Though the Lord has had me in a season of "pruning" (showing me where I've fallen short and shaping, tweaking, and molding me into a person that's more like Him) as of late, He has also shown me how far I've come in other areas of my life. I call this harvesting - taking in the fruit of the efforts and storing them away for when I need them. Anyhow, the area in which I feel the harvest taking place most has to do with my issues with anxiety. I don't share these issues often and actually do my best to cover them up most of the time, but the fact is that for a few years now I've had some pretty crippling anxiety that has affected many facets of my life - socially, emotionally, spiritually, academically, etc. I used to stay home alone often instead of going to school or work or a social event, I would chew a ridiculous amount of gum throughout the day, would never let anyone drive me somewhere, and would avoid other circumstances, all as coping mechanisms. For the longest time I felt guilty about wanting to take medication to help me with this, because I felt that God should've been enough to get me through it, but the truth is I wasn't taking my anxieties to Him at all. I was trying to deal with it myself and it wasn't working. 

Within the past year or so, I have spent so much time in prayer about anxiety. I've memorized verses like 1 Peter 5:7 that says, "Cast all your anxiety on Him because He cares for you." I've realized that Jesus cares a lot about this and He wants to help. I've begun to take medication along with my constant prayer and have been reflecting on how far He has brought me. I no longer go through multiple packs of gum per day, I have developed healthier coping mechanisms and am able to do many things I never thought I'd be able to do again. Just making it through all the traveling it took to get me to Zambia was an absolute miracle. I praise God for that often and know I wouldn't be able to do it without His help. 

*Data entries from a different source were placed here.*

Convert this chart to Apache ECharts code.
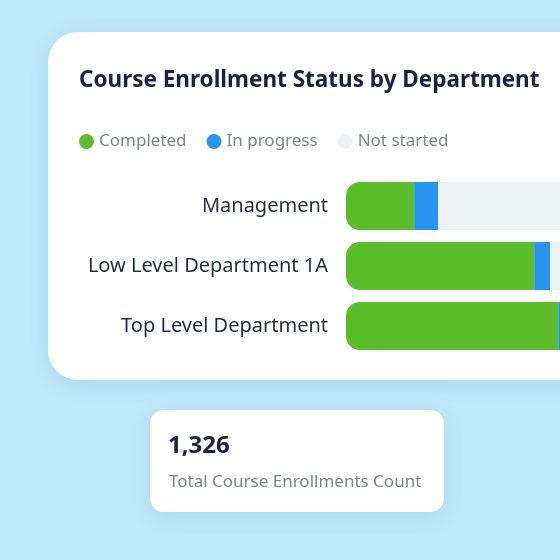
<!DOCTYPE html>
<html>
<head>
<meta charset="utf-8">
<style>
html,body{margin:0;padding:0;background:#bfe8f9;}
#c{width:560px;height:560px;}
</style>
<script src="https://cdn.jsdelivr.net/npm/echarts@6/dist/echarts.min.js"></script>
</head>
<body>
<div id="c"></div>
<script>
var categories = ['Management', 'Low Level Department 1A', 'Top Level Department'];
var completed = [22.7, 62.7, 70.7];
var inProgress = [8, 5.3, 3];
var notStarted = [69.3, 32, 26.3];
var seriesNames = ['Completed', 'In progress', 'Not started'];
var totalCount = '1,326';
var totalLabel = 'Total Course Enrollments Count';
var chartTitle = 'Course Enrollment Status by Department';
var visibleMax = 71.3; // only part of the 100% bar is visible in the cropped card

var FONT = '"Noto Sans", Lato, sans-serif';
var chart = echarts.init(document.getElementById('c'), null, {renderer: 'canvas'});
chart.setOption({
  backgroundColor: '#bfe8f9',
  animation: false,
  graphic: [
    {type: 'rect', z: -10, shape: {x: 48, y: 32, width: 600, height: 348, r: 30},
     style: {fill: '#ffffff', shadowBlur: 20, shadowColor: 'rgba(80,150,190,0.18)', shadowOffsetY: 4}},
    {type: 'rect', z: -10, shape: {x: 150, y: 410, width: 294, height: 102, r: 14},
     style: {fill: '#ffffff', shadowBlur: 20, shadowColor: 'rgba(80,150,190,0.18)', shadowOffsetY: 4}},
    {type: 'text', x: 168, y: 446, style: {text: totalCount, fill: '#17204a', font: 'bold 24px ' + FONT, verticalAlign: 'middle'}},
    {type: 'text', x: 169, y: 482, style: {text: totalLabel, fill: '#7b858e', font: '17px ' + FONT, verticalAlign: 'middle'}}
  ],
  title: {
    text: chartTitle, left: 74, top: 64,
    textStyle: {fontFamily: FONT, fontWeight: 'bold', fontSize: 22.5, color: '#17204a'}
  },
  legend: {
    left: 74, top: 128, icon: 'circle', itemWidth: 15, itemHeight: 15, itemGap: 20,
    data: seriesNames,
    textStyle: {fontFamily: FONT, fontSize: 17, color: '#7b858e'}
  },
  grid: {left: 346, top: 176, right: 0, height: 180, containLabel: false},
  xAxis: {type: 'value', min: 0, max: visibleMax, show: false},
  yAxis: {
    type: 'category', data: categories, inverse: true,
    axisLine: {show: false}, axisTick: {show: false},
    axisLabel: {fontFamily: FONT, fontSize: 20, color: '#1f2a4f', margin: 18}
  },
  series: [
    {name: seriesNames[0], type: 'bar', stack: 's', barWidth: 48, data: completed, clip: true,
     itemStyle: {color: '#5abe2a', borderRadius: [14, 0, 0, 14]}},
    {name: seriesNames[1], type: 'bar', stack: 's', barWidth: 48, data: inProgress, clip: true,
     itemStyle: {color: '#2a95f0'}},
    {name: seriesNames[2], type: 'bar', stack: 's', barWidth: 48, data: notStarted, clip: true,
     itemStyle: {color: '#eef3f5', borderRadius: 0}}
  ]
});
</script>
</body>
</html>
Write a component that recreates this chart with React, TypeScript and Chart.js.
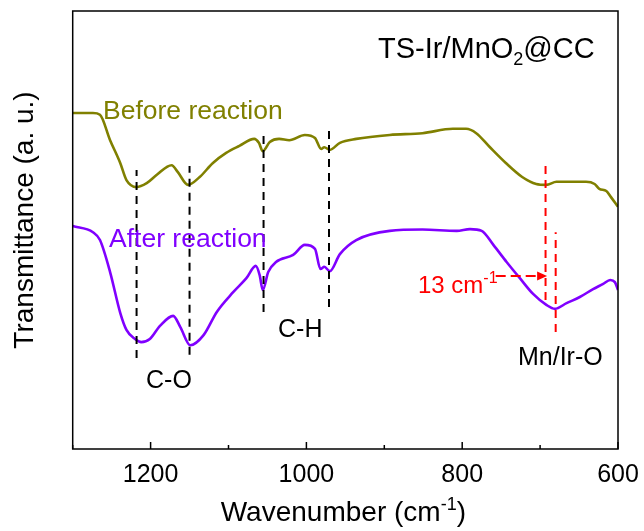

Anxiety and depression are very real. I know a lot of people who struggle regularly with it and if you are one of them, know that you are not alone. I don't believe it's a sin to struggle with these things but it is of utmost importance to know that they can get better. Don't lose hope, because hope can always be found at the feet of Jesus. If I can be praying for you in any way, please don't hesitate to let me know.